In his legal opinion, the prosecutor general had told the chairman that there was no point in pursuing an appeal since the reference was old and the main “accused” – Mian Muhammad Sharif – has died.

Without giving any justification or reason, the NAB recently launched investigation against Dar on account of his “confession”, when its appeal in the Hudabiya Paper Mills case was yet to be taken up and finally adjudicated by the apex court. It had sprung into action immediately after the dismissal of the review petition of Nawaz Sharif against the July 28 ruling that had disqualified him as the prime minister.
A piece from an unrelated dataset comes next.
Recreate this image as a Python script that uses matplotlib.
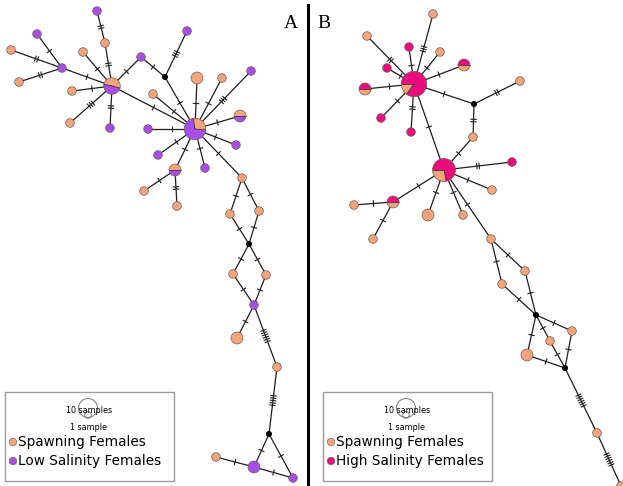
import numpy as np
import matplotlib
matplotlib.use("Agg")
import matplotlib.pyplot as plt
from matplotlib.patches import Circle, Wedge, Rectangle
from matplotlib.collections import LineCollection

# ---------------------------------------------------------------------------
# Haplotype network data (positions in image pixels, y down)
# frac = share of spawning females (-1 marks a median vector)

# panel A: spawning vs low salinity
a_x = [97, 105, 37, 11, 62, 19, 83, 112, 72, 70, 110, 141, 165, 187, 195, 197,
       222, 251, 153, 240, 148, 236, 158, 205, 175, 144, 177, 242, 230, 259,
       249, 233, 266, 254, 237, 277, 269, 216, 254, 293]
a_y = [11, 43, 34, 50, 68, 82, 52, 86, 91, 123, 128, 57, 77, 31, 129, 78,
       78, 71, 94, 116, 129, 145, 155, 168, 170, 191, 206, 178, 214, 211,
       244, 274, 275, 305, 338, 367, 434, 457, 467, 478]
a_n = [1, 1, 1, 1, 1, 1, 1, 4, 1, 1, 1, 1, 0, 1, 7, 2,
       1, 1, 1, 2, 1, 1, 1, 1, 2, 1, 1, 1, 1, 1,
       0, 1, 1, 1, 2, 1, 0, 1, 2, 1]
a_frac = [0, 1, 0, 1, 0, 1, 1, 0.51, 1, 1, 0, 0, -1, 0, 0.29, 1,
          1, 0, 1, 0.5, 0, 0, 0, 0, 0.5, 1, 1, 1, 1, 1,
          -1, 1, 1, 0, 1, 1, -1, 1, 0, 0]
a_start = {7: -15, 14: -5, 19: 0, 24: 0}
a_edges = [(0, 1, 2), (1, 7, 2), (2, 4, 1), (3, 4, 2), (5, 4, 2), (4, 7, 1),
           (6, 7, 1), (8, 7, 1), (9, 7, 3), (10, 7, 2), (7, 11, 1), (11, 12, 1),
           (12, 13, 3), (12, 14, 1), (7, 14, 1), (14, 15, 1), (14, 16, 1),
           (14, 17, 3), (14, 18, 1), (14, 19, 1), (14, 20, 1), (14, 21, 1),
           (14, 22, 1), (14, 23, 1), (14, 24, 1), (14, 27, 1), (24, 25, 1),
           (24, 26, 2), (27, 28, 1), (27, 29, 1), (28, 30, 1), (29, 30, 1),
           (30, 31, 1), (30, 32, 1), (31, 33, 1), (32, 33, 1), (33, 34, 1),
           (33, 35, 6), (35, 36, 5), (36, 38, 1), (36, 39, 1), (37, 38, 1),
           (38, 39, 1)]

# panel B: spawning vs high salinity
b_x = [433, 367, 409, 440, 387, 464, 414, 365, 381, 411, 474, 520, 473, 444,
       512, 492, 393, 354, 428, 463, 373, 491, 502, 525, 536, 572, 550, 527,
       565, 597, 621]
b_y = [14, 36, 47, 52, 68, 65, 84, 89, 118, 132, 104, 81, 137, 170,
       162, 190, 202, 205, 215, 215, 239, 239, 284, 271, 315, 331, 341, 355,
       368, 433, 486]
b_n = [1, 1, 1, 1, 1, 2, 10, 2, 1, 1, 0, 1, 1, 8,
       1, 1, 2, 1, 2, 1, 1, 1, 1, 1, 0, 1, 1, 2,
       0, 1, 1]
b_frac = [1, 1, 0, 1, 0, 0.5, 0.15, 0.5, 0, 0, -1, 1, 1, 0.28,
          0, 1, 0.5, 1, 1, 1, 1, 1, 1, 1, -1, 1, 1, 1,
          -1, 1, 1]
b_start = {5: 180, 6: 180, 7: 180, 13: 180, 16: 180}
b_edges = [(6, 0, 3), (6, 1, 2), (6, 2, 1), (6, 3, 1), (6, 4, 1), (6, 5, 1),
           (6, 7, 1), (6, 8, 1), (6, 9, 2), (6, 10, 1), (10, 11, 2), (10, 12, 2),
           (12, 13, 1), (6, 13, 1), (13, 14, 2), (13, 15, 1), (13, 16, 1),
           (16, 17, 1), (16, 20, 1), (13, 18, 1), (13, 19, 1), (13, 21, 1),
           (21, 22, 1), (21, 23, 1), (22, 24, 1), (23, 24, 1), (24, 25, 1),
           (24, 27, 1), (24, 26, 1), (26, 28, 1), (25, 28, 1), (27, 28, 1),
           (28, 29, 6), (29, 30, 6)]

legend_labels_a = ["Spawning Females", "Low Salinity Females"]
legend_labels_b = ["Spawning Females", "High Salinity Females"]

# ---------------------------------------------------------------------------
c_spawn = "#F4A47B"
c_low = "#A64DEA"
c_high = "#EC0B7E"
c_edge = "#1e1e1e"
c_rim = "#6e5a50"

fig = plt.figure(figsize=(6.23, 4.86), dpi=100)
ax = fig.add_axes([0, 0, 1, 1])
ax.set_xlim(0, 623)
ax.set_ylim(486, 0)
ax.axis("off")


def node_radius(n):
    # size scales with sample count
    if n == 0:
        return 2.3
    return 4.3 * n ** 0.47


def draw_network(xs, ys, ns, fracs, starts, edges, other):
    xs = np.asarray(xs, float)
    ys = np.asarray(ys, float)
    segs, ticks = [], []
    for i, j, k in edges:
        p = np.array([xs[i], ys[i]])
        q = np.array([xs[j], ys[j]])
        segs.append([p, q])
        d = (q - p) / np.hypot(*(q - p))
        nrm = np.array([-d[1], d[0]])
        mid = (p + q) / 2
        for t in range(k):
            c = mid + (t - (k - 1) / 2) * 2.4 * d
            ticks.append([c - 3.2 * nrm, c + 3.2 * nrm])
    ax.add_collection(LineCollection(segs, colors=c_edge, linewidths=0.9, zorder=1))
    ax.add_collection(LineCollection(ticks, colors=c_edge, linewidths=0.8, zorder=1))

    for idx, (x, y, n, f) in enumerate(zip(xs, ys, ns, fracs)):
        r = node_radius(n)
        if f < 0:
            ax.add_patch(Circle((x, y), 2.3, color="black", zorder=3))
            continue
        if f in (0, 1):
            col = c_spawn if f == 1 else other
            ax.add_patch(Circle((x, y), r, facecolor=col, edgecolor=c_rim,
                                linewidth=0.5, zorder=3))
            continue
        s = starts.get(idx, 0)
        e = s + f * 360
        # y axis is inverted, so flip the angles
        ax.add_patch(Wedge((x, y), r, -e, -s, facecolor=c_spawn,
                           edgecolor="none", zorder=3))
        ax.add_patch(Wedge((x, y), r, -s - 360, -e, facecolor=other,
                           edgecolor="none", zorder=3))
        for a in (s, e):
            ax.plot([x, x + r * np.cos(np.radians(a))],
                    [y, y - r * np.sin(np.radians(a))],
                    color="#4a3040", lw=0.6, zorder=4)
        ax.add_patch(Circle((x, y), r, facecolor="none", edgecolor=c_rim,
                            linewidth=0.5, zorder=4))


def draw_legend(x0, labels, other):
    ax.add_patch(Rectangle((x0, 392), 169, 89, facecolor="white",
                           edgecolor="#9a9a9a", linewidth=1.0, zorder=5))
    cx = x0 + 83
    ax.add_patch(Circle((cx, 408), 9.5, facecolor="none", edgecolor="#777777",
                        linewidth=0.7, zorder=6))
    ax.add_patch(Circle((cx, 415), 3.3, facecolor="none", edgecolor="#777777",
                        linewidth=0.7, zorder=6))
    ax.text(cx + 1, 410, "10 samples", fontsize=5.8, ha="center", va="center",
            zorder=7)
    ax.text(cx + 1, 427, "1 sample", fontsize=5.8, ha="center", va="center",
            zorder=7)
    for lab, col, y in zip(labels, [c_spawn, other], [442, 461]):
        ax.add_patch(Circle((x0 + 8, y), 3.8, facecolor=col, edgecolor=c_rim,
                            linewidth=0.4, zorder=6))
        ax.text(x0 + 13.5, y, lab, fontsize=9.8, ha="left", va="center",
                zorder=7)


draw_network(a_x, a_y, a_n, a_frac, a_start, a_edges, c_low)
draw_network(b_x, b_y, b_n, b_frac, b_start, b_edges, c_high)
draw_legend(5, legend_labels_a, c_low)
draw_legend(323, legend_labels_b, c_high)

# panel divider and labels
ax.plot([308, 308], [5, 486], color="black", lw=2.2, zorder=2)
ax.text(291, 24, "A", fontsize=14, family="Liberation Serif", ha="center",
        va="center")
ax.text(324, 24, "B", fontsize=14, family="Liberation Serif", ha="center",
        va="center")

fig.savefig("out.png", dpi=100)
The NAB had based its initiative on an observation of Justice Asif Saeed Khosa made during the hearing on the review petition that he had nothing to add because his minority judgment had not been disputed in the present plea; and that he had already stated in his April 20 note that Dar’s retraction of his “confession” had converted him into an accused.

The present judgment having been unanimously delivered now prevails as against the minority ruling of only one judge – Justice Khosa in the Panama case. This will render any further proceedings by the NAB against Dar null and void.

Under the law, investigation can be reopened against an accused only if fresh evidence surfaces. The NAB had treated the finding of the Panama Joint Investigation Team (JIT) as “fresh material” against Dar. However, the instant verdict dismissed the JIT report relating to Hudabiya Paper Mills reference, holding that the JIT had not come out with any fresh material and what it treated as such was already in the NAB’s possession.

According to the present verdict, during his arguments the NAB prosecutor placed considerable reliance on Dar’s April 25, 2000 statement, which was recorded before a magistrate. The bench enquired from the prosecutor whether it was under Section 164 of the Criminal Procedure Code (Cr.P.C.) because the JIT report refers to it as such. He categorically stated that it was not so, but a statement under 26 of the NAB Ordinance, which provides for the tender of pardon to accomplice/plea-bargaining and in this regard referred to Dar’s letter addressed to the NAB Chairman, titled “Tender of Pardon” and the chairman’s order dated April 21, 2000 whereby he in exercise of powers Section 26 tendered full pardon to Dar.

The ruling said that the LHC justices had correctly observed that a magistrate was not competent to record the statement under Section 26 (e). It could only be recorded before the NAB chairman or the accountability court. The NAB Ordinance was later amended on July 5, 2000 to enable a statement to be recorded by a magistrate.

The original un-amended Section 26 (e) read: Any statement made before the NAB Chairman or the court by a person who has accepted a tender of pardon may be given in evidence against him at such trial. Amended section 26 (e) said any statement made before a magistrate by a person who has accepted a tender of pardon may be given in evidence against him at the trial.

Justice Qazi Faez Isa, who authored the judgment, wrote that in view of this legal position and the NAB chief’s order it is quite clear that the statement attributed to Dar could not be categorised as one made under Section 164. As it was not recorded before the NAB chairman nor before the accountability court it can also not be categorised as one under Section 26 (e). Moreover, if a Section 164 statementis confession, it must either admit in terms of the offence or at any rate substantially all the facts which constitute the offence. Dar’s statement is also self-exculpatory and it states, “I have never obtained any illegal personal benefits of these funds”.

The judge wrote that to enable a statement recorded under Section 164 to be used against an accused, it must be recorded in his presence and the accused given an opportunity of cross-examining the witness making it. Dar’s statement says that the “money [in the foreign currency accounts] was/is owned by the Sharif family”, therefore, if it is to be treated as a statement under Section 164 and sought to be used against the Sharif family it should have been recorded in their presence and they should have been given the opportunity to cross-examine Dar. As this was not done the law does not permit its use against the Sharif family.